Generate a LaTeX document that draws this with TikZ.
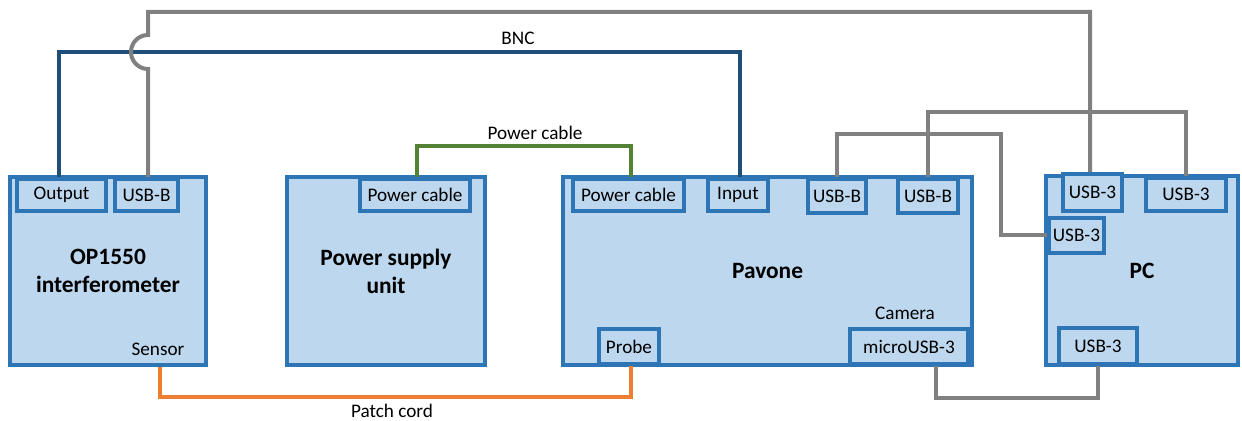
\documentclass[tikz,border=0pt]{standalone}
\usepackage{fontspec}
\setmainfont{Carlito}
\definecolor{boxblue}{HTML}{2E75B6}
\definecolor{boxfill}{HTML}{BDD7EE}
\definecolor{bncblue}{HTML}{1F4E79}
\definecolor{wiregray}{HTML}{808080}
\definecolor{pwrgreen}{HTML}{548235}
\definecolor{patchorange}{HTML}{ED7D31}
\begin{document}
\begin{tikzpicture}[x=0.5pt, y=-0.5pt,
        unit/.style={draw=boxblue, fill=boxfill, line width=2pt, inner sep=0pt,
            align=center, font=\fontsize{11.7}{14}\selectfont\bfseries},
        port/.style={draw=boxblue, fill=boxfill, line width=1.8pt, inner sep=0pt,
            font=\fontsize{9.6}{11}\selectfont},
        wire/.style={line width=2pt, wiregray},
        lbl/.style={font=\fontsize{9.6}{11}\selectfont}]
        \useasboundingbox (0,0) rectangle (1242,421);

        % ---- devices ----
        \node[unit, minimum width=98pt, minimum height=94pt] (op) at (108,271) {OP1550\\interferometer};
        \node[unit, minimum width=99pt, minimum height=94pt] (psu) at (386,271) {Power supply\\unit};
        \node[unit, minimum width=204.5pt, minimum height=94pt] (pv) at (767.5,271) {Pavone};
        \node[unit, minimum width=96pt, minimum height=94.5pt] (pc) at (1142,270.5) {PC};

        % ---- ports ----
        \node[port, minimum width=44.5pt, minimum height=16pt] (op-out) at (61.5,195) {Output};
        \node[port, minimum width=31.5pt, minimum height=16pt] (op-usb) at (146.5,195) {USB-B};
        \node[port, minimum width=55pt, minimum height=16pt] (psu-pwr) at (415,195) {Power cable};
        \node[port, minimum width=55.5pt, minimum height=16pt] (pv-pwr) at (628.5,195) {Power cable};
        \node[port, minimum width=30pt, minimum height=16pt] (pv-in) at (738,195) {Input};
        \node[port, minimum width=29pt, minimum height=17pt] (pv-usb1) at (837,196) {USB-B};
        \node[port, minimum width=30pt, minimum height=17pt] (pv-usb2) at (928,196) {USB-B};
        \node[port, minimum width=30pt, minimum height=17.5pt] (pv-probe) at (629,346.5) {Probe};
        \node[port, minimum width=59pt, minimum height=17.5pt] (pv-cam) at (909,346.5) {microUSB-3};
        \node[port, minimum width=29.5pt, minimum height=18.5pt] (pc-usb1) at (1092.5,192.5) {USB-3};
        \node[port, minimum width=40pt, minimum height=16.5pt] (pc-usb2) at (1186,194.5) {USB-3};
        \node[port, minimum width=27.5pt, minimum height=17.5pt] (pc-usb3) at (1076.5,235.5) {USB-3};
        \node[port, minimum width=39pt, minimum height=18pt] (pc-usb4) at (1098,346) {USB-3};

        % ---- texts inside the devices ----
        \node[lbl] (op-sensor) at (158,349) {Sensor};
        \node[lbl] (pv-camera) at (905,313) {Camera};

        % ---- BNC ----
        \draw[line width=2pt, bncblue] ([xshift=-1.5pt]op-out.north) -- ++(0,-125) -| ([xshift=1pt]pv-in.north);
        \node[lbl] (bnc-lbl) at (518,38) {BNC};

        % ---- USB (hops over the BNC line) ----
        \coordinate (hop-lo) at (0,69);
        \coordinate (top-y) at (0,12);
        \draw[wire] ([xshift=0.75pt]op-usb.north) -- ([xshift=0.75pt]op-usb.north |- hop-lo)
            arc[start angle=-90, end angle=-270, radius=8.5pt]
            -- ([xshift=0.75pt]op-usb.north |- top-y) -| ([xshift=-1.25pt]pc-usb1.north);
        \draw[wire] (pv-usb1.north) |- (1001,134) |- (pc-usb3.west);
        \draw[wire] (pv-usb2.north) -- ++(0,-65) -| (pc-usb2.north);
        \draw[wire] ([xshift=13.5pt]pv-cam.south) -- ++(0,32) -| (pc-usb4.south);

        % ---- power cable ----
        \draw[line width=2pt, pwrgreen] ([xshift=1pt]psu-pwr.north) -- ++(0,-31) -| ([xshift=1pt]pv-pwr.north);
        \node[lbl] (pwr-lbl) at (535,133) {Power cable};

        % ---- patch cord ----
        \draw[line width=2pt, patchorange] ([xshift=26pt]op.south) -- ++(0,30) -| ([xshift=1pt]pv-probe.south);
        \node[lbl] (patch-lbl) at (392,411) {Patch cord};
    \end{tikzpicture}
\end{document}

::::

-- Task objective --
Transcribe the full listing above exactly, with the images removed.

-- Task result --
Generate a LaTeX document that draws this with TikZ.
\documentclass[tikz,border=0pt]{standalone}
\usepackage{fontspec}
\setmainfont{Carlito}
\definecolor{boxblue}{HTML}{2E75B6}
\definecolor{boxfill}{HTML}{BDD7EE}
\definecolor{bncblue}{HTML}{1F4E79}
\definecolor{wiregray}{HTML}{808080}
\definecolor{pwrgreen}{HTML}{548235}
\definecolor{patchorange}{HTML}{ED7D31}
\begin{document}
\begin{tikzpicture}[x=0.5pt, y=-0.5pt,
        unit/.style={draw=boxblue, fill=boxfill, line width=2pt, inner sep=0pt,
            align=center, font=\fontsize{11.7}{14}\selectfont\bfseries},
        port/.style={draw=boxblue, fill=boxfill, line width=1.8pt, inner sep=0pt,
            font=\fontsize{9.6}{11}\selectfont},
        wire/.style={line width=2pt, wiregray},
        lbl/.style={font=\fontsize{9.6}{11}\selectfont}]
        \useasboundingbox (0,0) rectangle (1242,421);

        % ---- devices ----
        \node[unit, minimum width=98pt, minimum height=94pt] (op) at (108,271) {OP1550\\interferometer};
        \node[unit, minimum width=99pt, minimum height=94pt] (psu) at (386,271) {Power supply\\unit};
        \node[unit, minimum width=204.5pt, minimum height=94pt] (pv) at (767.5,271) {Pavone};
        \node[unit, minimum width=96pt, minimum height=94.5pt] (pc) at (1142,270.5) {PC};

        % ---- ports ----
        \node[port, minimum width=44.5pt, minimum height=16pt] (op-out) at (61.5,195) {Output};
        \node[port, minimum width=31.5pt, minimum height=16pt] (op-usb) at (146.5,195) {USB-B};
        \node[port, minimum width=55pt, minimum height=16pt] (psu-pwr) at (415,195) {Power cable};
        \node[port, minimum width=55.5pt, minimum height=16pt] (pv-pwr) at (628.5,195) {Power cable};
        \node[port, minimum width=30pt, minimum height=16pt] (pv-in) at (738,195) {Input};
        \node[port, minimum width=29pt, minimum height=17pt] (pv-usb1) at (837,196) {USB-B};
        \node[port, minimum width=30pt, minimum height=17pt] (pv-usb2) at (928,196) {USB-B};
        \node[port, minimum width=30pt, minimum height=17.5pt] (pv-probe) at (629,346.5) {Probe};
        \node[port, minimum width=59pt, minimum height=17.5pt] (pv-cam) at (909,346.5) {microUSB-3};
        \node[port, minimum width=29.5pt, minimum height=18.5pt] (pc-usb1) at (1092.5,192.5) {USB-3};
        \node[port, minimum width=40pt, minimum height=16.5pt] (pc-usb2) at (1186,194.5) {USB-3};
        \node[port, minimum width=27.5pt, minimum height=17.5pt] (pc-usb3) at (1076.5,235.5) {USB-3};
        \node[port, minimum width=39pt, minimum height=18pt] (pc-usb4) at (1098,346) {USB-3};

        % ---- texts inside the devices ----
        \node[lbl] (op-sensor) at (158,349) {Sensor};
        \node[lbl] (pv-camera) at (905,313) {Camera};

        % ---- BNC ----
        \draw[line width=2pt, bncblue] ([xshift=-1.5pt]op-out.north) -- ++(0,-125) -| ([xshift=1pt]pv-in.north);
        \node[lbl] (bnc-lbl) at (518,38) {BNC};

        % ---- USB (hops over the BNC line) ----
        \coordinate (hop-lo) at (0,69);
        \coordinate (top-y) at (0,12);
        \draw[wire] ([xshift=0.75pt]op-usb.north) -- ([xshift=0.75pt]op-usb.north |- hop-lo)
            arc[start angle=-90, end angle=-270, radius=8.5pt]
            -- ([xshift=0.75pt]op-usb.north |- top-y) -| ([xshift=-1.25pt]pc-usb1.north);
        \draw[wire] (pv-usb1.north) |- (1001,134) |- (pc-usb3.west);
        \draw[wire] (pv-usb2.north) -- ++(0,-65) -| (pc-usb2.north);
        \draw[wire] ([xshift=13.5pt]pv-cam.south) -- ++(0,32) -| (pc-usb4.south);

        % ---- power cable ----
        \draw[line width=2pt, pwrgreen] ([xshift=1pt]psu-pwr.north) -- ++(0,-31) -| ([xshift=1pt]pv-pwr.north);
        \node[lbl] (pwr-lbl) at (535,133) {Power cable};

        % ---- patch cord ----
        \draw[line width=2pt, patchorange] ([xshift=26pt]op.south) -- ++(0,30) -| ([xshift=1pt]pv-probe.south);
        \node[lbl] (patch-lbl) at (392,411) {Patch cord};
    \end{tikzpicture}
\end{document}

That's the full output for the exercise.